─── Provided data ───

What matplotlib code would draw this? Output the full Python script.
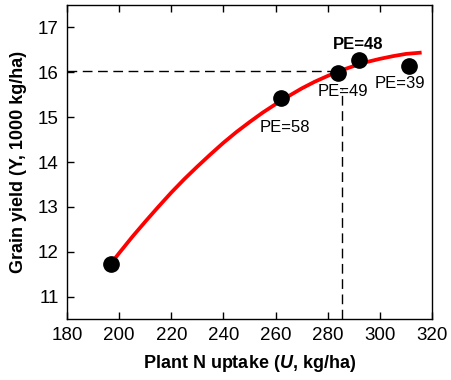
import matplotlib
matplotlib.use("Agg")
import matplotlib.pyplot as plt

plt.rcParams['font.family'] = ['Liberation Sans', 'DejaVu Sans']
plt.rcParams['mathtext.fontset'] = 'custom'
plt.rcParams['mathtext.it'] = 'Liberation Sans:italic:bold'
plt.rcParams['mathtext.rm'] = 'Liberation Sans:bold'

# Observed points
uptake = [197, 262, 284, 292, 311]
yield_ = [11.72, 15.43, 15.98, 16.27, 16.15]
pe_labels = ["", "PE=58", "PE=49", "PE=48", "PE=39"]
pe_pos = [None, (263.5, 14.78), (286.0, 15.58), (291.5, 16.62), (307.5, 15.74)]
pe_bold = [False, False, False, True, False]

# Fitted curve
curve_u = [197, 200, 205, 210, 215, 220, 225, 230, 235, 240, 245, 250, 255,
           260, 265, 270, 275, 280, 285, 290, 295, 300, 305, 310, 316]
curve_y = [11.75, 11.97, 12.33, 12.67, 13.00, 13.32, 13.62, 13.90, 14.17, 14.43,
           14.67, 14.89, 15.10, 15.29, 15.47, 15.64, 15.79, 15.92, 16.04, 16.14,
           16.23, 16.30, 16.36, 16.41, 16.44]

# Reference dashed lines
opt_u = 285.3
opt_y = 16.04
hline_end = 283.0
vline_top = 15.62

x_ticks = [180, 200, 220, 240, 260, 280, 300, 320]
y_ticks = [11, 12, 13, 14, 15, 16, 17]

fig = plt.figure(figsize=(4.51, 3.80), dpi=100)
ax = fig.add_axes([0.1486, 0.1605, 0.8094, 0.8263])

ax.plot(curve_u, curve_y, color='#ff0000', lw=2.7, solid_capstyle='butt',
        solid_joinstyle='round', zorder=2)
ax.plot(uptake, yield_, 'o', color='black', ms=11, zorder=3)

ax.plot([180, hline_end], [opt_y, opt_y], color='black', lw=1.0, dashes=(7, 4), zorder=1)
ax.plot([opt_u, opt_u], [10.5, vline_top], color='black', lw=1.0, dashes=(7, 4), zorder=1)

for lab, pos, b in zip(pe_labels, pe_pos, pe_bold):
    if lab:
        ax.text(pos[0], pos[1], lab, ha='center', va='center', fontsize=12,
                fontweight='bold' if b else 'normal', color='black')

ax.set_xlim(180, 320)
ax.set_ylim(10.5, 17.5)
ax.set_xticks(x_ticks)
ax.set_yticks(y_ticks)
ax.tick_params(axis='both', direction='in', length=5, width=1, labelsize=13.5, pad=6)
ax.tick_params(axis='x', top=True)
ax.tick_params(axis='y', right=False)
for s in ax.spines.values():
    s.set_linewidth(1.0)

ax.set_xlabel(r'Plant N uptake ($\mathit{U}$, kg/ha)', fontsize=13, fontweight='bold', labelpad=6)
ax.set_ylabel('Grain yield (Y, 1000 kg/ha)', fontsize=13, fontweight='bold', labelpad=8)

fig.savefig('out.png', dpi=100)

───

Set exercise – From the first line of the listing above, repeat every line through the one holding "import matplotlib.pyplot as plt". Both ends count, and pictures stay out.

The result –
What matplotlib code would draw this? Output the full Python script.
import matplotlib
matplotlib.use("Agg")
import matplotlib.pyplot as plt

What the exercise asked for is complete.